>> Begin DATASET EXCERPTS

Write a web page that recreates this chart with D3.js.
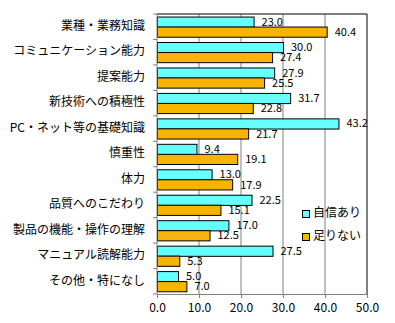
<!DOCTYPE html>
<html>
<head>
<meta charset="utf-8">
<script src="https://cdn.jsdelivr.net/npm/d3@7"></script>
<style>
  body { margin: 0; background: #fff; }
  text { font-family: "Noto Sans CJK JP", sans-serif; fill: #000; }
</style>
</head>
<body>
<script>
const categories = ['業種・業務知識', 'コミュニケーション能力', '提案能力', '新技術への積極性',
  'PC・ネット等の基礎知識', '慎重性', '体力', '品質へのこだわり', '製品の機能・操作の理解',
  'マニュアル読解能力', 'その他・特になし']
const confident = [23.0, 30.0, 27.9, 31.7, 43.2, 9.4, 13.0, 22.5, 17.0, 27.5, 5.0]
const lacking = [40.4, 27.4, 25.5, 22.8, 21.7, 19.1, 17.9, 15.1, 12.5, 5.3, 7.0]
const seriesNames = ['自信あり', '足りない']
const xTicks = [0, 10, 20, 30, 40, 50]

const width = 395
const height = 323
const plot = { left: 157, right: 367, top: 14, bottom: 294 }

const svg = d3.select('body').append('svg')
  .attr('width', width)
  .attr('height', height)

// orange dither pattern
const pat = svg.append('defs').append('pattern')
  .attr('id', 'dots')
  .attr('width', 2).attr('height', 2)
  .attr('patternUnits', 'userSpaceOnUse')
pat.append('rect').attr('width', 2).attr('height', 2).attr('fill', '#FFC000')
pat.append('rect').attr('width', 1).attr('height', 1).attr('fill', '#F0A800')
pat.append('rect').attr('x', 1).attr('y', 1).attr('width', 1).attr('height', 1).attr('fill', '#F0A800')

const colors = ['#66FFFF', 'url(#dots)']

const x = d3.scaleLinear().domain([0, 50]).range([plot.left, plot.right])
const y = d3.scaleBand().domain(categories).range([plot.top, plot.bottom])
  .paddingInner(0.2).paddingOuter(0.1)
const ySub = d3.scaleBand().domain([0, 1]).range([0, y.bandwidth()])

// gridlines
svg.append('g')
  .selectAll('line')
  .data(xTicks.slice(1, -1))
  .enter()
  .append('line')
  .attr('x1', d => x(d)).attr('x2', d => x(d))
  .attr('y1', plot.top).attr('y2', plot.bottom)
  .attr('stroke', '#808080')

// top and right border
svg.append('path')
  .attr('d', `M${plot.left},${plot.top}H${plot.right}V${plot.bottom}`)
  .attr('fill', 'none')
  .attr('stroke', '#000')

// bars
const rows = categories.map((c, i) => ({ c, vals: [confident[i], lacking[i]] }))
const groups = svg.append('g')
  .selectAll('g')
  .data(rows)
  .enter()
  .append('g')
  .attr('transform', d => `translate(0,${y(d.c)})`)

groups.selectAll('rect')
  .data(d => d.vals.map((v, k) => ({ v, k })))
  .enter()
  .append('rect')
  .attr('x', x(0) + 0.5)
  .attr('y', d => Math.round(ySub(d.k)) + 0.5)
  .attr('width', d => x(d.v) - x(0))
  .attr('height', ySub.bandwidth())
  .attr('fill', d => colors[d.k])
  .attr('stroke', '#000')
  .attr('stroke-width', 1)

groups.selectAll('text')
  .data(d => d.vals.map((v, k) => ({ v, k })))
  .enter()
  .append('text')
  .attr('x', d => x(d.v) + 8)
  .attr('y', d => ySub(d.k) + ySub.bandwidth() / 2 + 1)
  .attr('dominant-baseline', 'middle')
  .attr('font-size', 11)
  .text(d => d.v.toFixed(1))

// y axis
const yAxis = svg.append('g')
  .attr('transform', `translate(${plot.left},0)`)
yAxis.append('line')
  .attr('x1', 0).attr('x2', 0)
  .attr('y1', plot.top).attr('y2', plot.bottom)
  .attr('stroke', '#808080')
yAxis.selectAll('line.tick')
  .data(categories.map((c, i) => i).concat([categories.length]))
  .enter()
  .append('line')
  .attr('class', 'tick')
  .attr('x1', -4).attr('x2', 0)
  .attr('y1', i => plot.top + i * y.step()).attr('y2', i => plot.top + i * y.step())
  .attr('stroke', '#808080')
yAxis.selectAll('text')
  .data(categories)
  .enter()
  .append('text')
  .attr('x', -12)
  .attr('y', d => y(d) + y.bandwidth() / 2)
  .attr('text-anchor', 'end')
  .attr('dominant-baseline', 'middle')
  .attr('font-size', 12)
  .text(d => d)

// x axis
const xAxis = d3.axisBottom(x)
  .tickValues(xTicks)
  .tickFormat(d => d.toFixed(1))
  .tickSize(4)
  .tickPadding(5)
const xg = svg.append('g')
  .attr('transform', `translate(0,${plot.bottom})`)
  .call(xAxis)
xg.select('.domain').attr('stroke', '#808080')
xg.selectAll('.tick line').attr('stroke', '#808080')
xg.selectAll('text')
  .attr('font-size', 12)
  .attr('font-family', '"Noto Sans CJK JP", sans-serif')
  .attr('fill', '#000')

// legend
const legend = svg.append('g')
  .selectAll('g')
  .data(seriesNames)
  .enter()
  .append('g')
  .attr('transform', (d, i) => `translate(302,${210 + i * 23})`)
legend.append('rect')
  .attr('x', 0.5).attr('y', 0.5)
  .attr('width', 7).attr('height', 7)
  .attr('fill', (d, i) => colors[i])
  .attr('stroke', '#000')
legend.append('text')
  .attr('x', 11)
  .attr('y', 4)
  .attr('dominant-baseline', 'middle')
  .attr('font-size', 12)
  .text(d => d)
</script>
</body>
</html>
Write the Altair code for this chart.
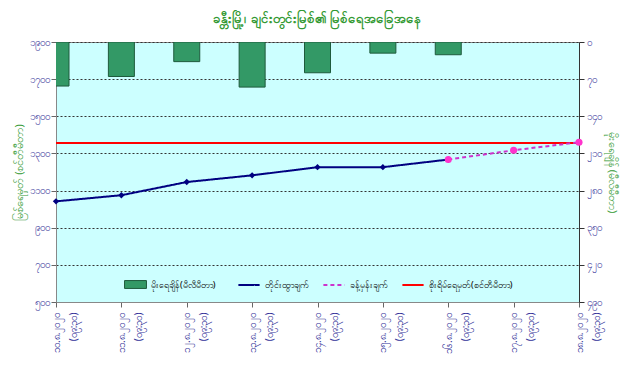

>> End DATASET EXCERPTS

Write the lines above out again exactly, without any of their pictures.

Write a web page that recreates this chart with D3.js.
<!DOCTYPE html>
<html>
<head>
<meta charset="utf-8">
<script src="https://cdn.jsdelivr.net/npm/d3@7"></script>
<style>
  body { margin: 0; background: #fff; }
  text { font-family: "Noto Sans CJK JP", sans-serif; fill: #000; }
</style>
</head>
<body>
<script>
const categories = ['業種・業務知識', 'コミュニケーション能力', '提案能力', '新技術への積極性',
  'PC・ネット等の基礎知識', '慎重性', '体力', '品質へのこだわり', '製品の機能・操作の理解',
  'マニュアル読解能力', 'その他・特になし']
const confident = [23.0, 30.0, 27.9, 31.7, 43.2, 9.4, 13.0, 22.5, 17.0, 27.5, 5.0]
const lacking = [40.4, 27.4, 25.5, 22.8, 21.7, 19.1, 17.9, 15.1, 12.5, 5.3, 7.0]
const seriesNames = ['自信あり', '足りない']
const xTicks = [0, 10, 20, 30, 40, 50]

const width = 395
const height = 323
const plot = { left: 157, right: 367, top: 14, bottom: 294 }

const svg = d3.select('body').append('svg')
  .attr('width', width)
  .attr('height', height)

// orange dither pattern
const pat = svg.append('defs').append('pattern')
  .attr('id', 'dots')
  .attr('width', 2).attr('height', 2)
  .attr('patternUnits', 'userSpaceOnUse')
pat.append('rect').attr('width', 2).attr('height', 2).attr('fill', '#FFC000')
pat.append('rect').attr('width', 1).attr('height', 1).attr('fill', '#F0A800')
pat.append('rect').attr('x', 1).attr('y', 1).attr('width', 1).attr('height', 1).attr('fill', '#F0A800')

const colors = ['#66FFFF', 'url(#dots)']

const x = d3.scaleLinear().domain([0, 50]).range([plot.left, plot.right])
const y = d3.scaleBand().domain(categories).range([plot.top, plot.bottom])
  .paddingInner(0.2).paddingOuter(0.1)
const ySub = d3.scaleBand().domain([0, 1]).range([0, y.bandwidth()])

// gridlines
svg.append('g')
  .selectAll('line')
  .data(xTicks.slice(1, -1))
  .enter()
  .append('line')
  .attr('x1', d => x(d)).attr('x2', d => x(d))
  .attr('y1', plot.top).attr('y2', plot.bottom)
  .attr('stroke', '#808080')

// top and right border
svg.append('path')
  .attr('d', `M${plot.left},${plot.top}H${plot.right}V${plot.bottom}`)
  .attr('fill', 'none')
  .attr('stroke', '#000')

// bars
const rows = categories.map((c, i) => ({ c, vals: [confident[i], lacking[i]] }))
const groups = svg.append('g')
  .selectAll('g')
  .data(rows)
  .enter()
  .append('g')
  .attr('transform', d => `translate(0,${y(d.c)})`)

groups.selectAll('rect')
  .data(d => d.vals.map((v, k) => ({ v, k })))
  .enter()
  .append('rect')
  .attr('x', x(0) + 0.5)
  .attr('y', d => Math.round(ySub(d.k)) + 0.5)
  .attr('width', d => x(d.v) - x(0))
  .attr('height', ySub.bandwidth())
  .attr('fill', d => colors[d.k])
  .attr('stroke', '#000')
  .attr('stroke-width', 1)

groups.selectAll('text')
  .data(d => d.vals.map((v, k) => ({ v, k })))
  .enter()
  .append('text')
  .attr('x', d => x(d.v) + 8)
  .attr('y', d => ySub(d.k) + ySub.bandwidth() / 2 + 1)
  .attr('dominant-baseline', 'middle')
  .attr('font-size', 11)
  .text(d => d.v.toFixed(1))

// y axis
const yAxis = svg.append('g')
  .attr('transform', `translate(${plot.left},0)`)
yAxis.append('line')
  .attr('x1', 0).attr('x2', 0)
  .attr('y1', plot.top).attr('y2', plot.bottom)
  .attr('stroke', '#808080')
yAxis.selectAll('line.tick')
  .data(categories.map((c, i) => i).concat([categories.length]))
  .enter()
  .append('line')
  .attr('class', 'tick')
  .attr('x1', -4).attr('x2', 0)
  .attr('y1', i => plot.top + i * y.step()).attr('y2', i => plot.top + i * y.step())
  .attr('stroke', '#808080')
yAxis.selectAll('text')
  .data(categories)
  .enter()
  .append('text')
  .attr('x', -12)
  .attr('y', d => y(d) + y.bandwidth() / 2)
  .attr('text-anchor', 'end')
  .attr('dominant-baseline', 'middle')
  .attr('font-size', 12)
  .text(d => d)

// x axis
const xAxis = d3.axisBottom(x)
  .tickValues(xTicks)
  .tickFormat(d => d.toFixed(1))
  .tickSize(4)
  .tickPadding(5)
const xg = svg.append('g')
  .attr('transform', `translate(0,${plot.bottom})`)
  .call(xAxis)
xg.select('.domain').attr('stroke', '#808080')
xg.selectAll('.tick line').attr('stroke', '#808080')
xg.selectAll('text')
  .attr('font-size', 12)
  .attr('font-family', '"Noto Sans CJK JP", sans-serif')
  .attr('fill', '#000')

// legend
const legend = svg.append('g')
  .selectAll('g')
  .data(seriesNames)
  .enter()
  .append('g')
  .attr('transform', (d, i) => `translate(302,${210 + i * 23})`)
legend.append('rect')
  .attr('x', 0.5).attr('y', 0.5)
  .attr('width', 7).attr('height', 7)
  .attr('fill', (d, i) => colors[i])
  .attr('stroke', '#000')
legend.append('text')
  .attr('x', 11)
  .attr('y', 4)
  .attr('dominant-baseline', 'middle')
  .attr('font-size', 12)
  .text(d => d)
</script>
</body>
</html>
Write the Altair code for this chart.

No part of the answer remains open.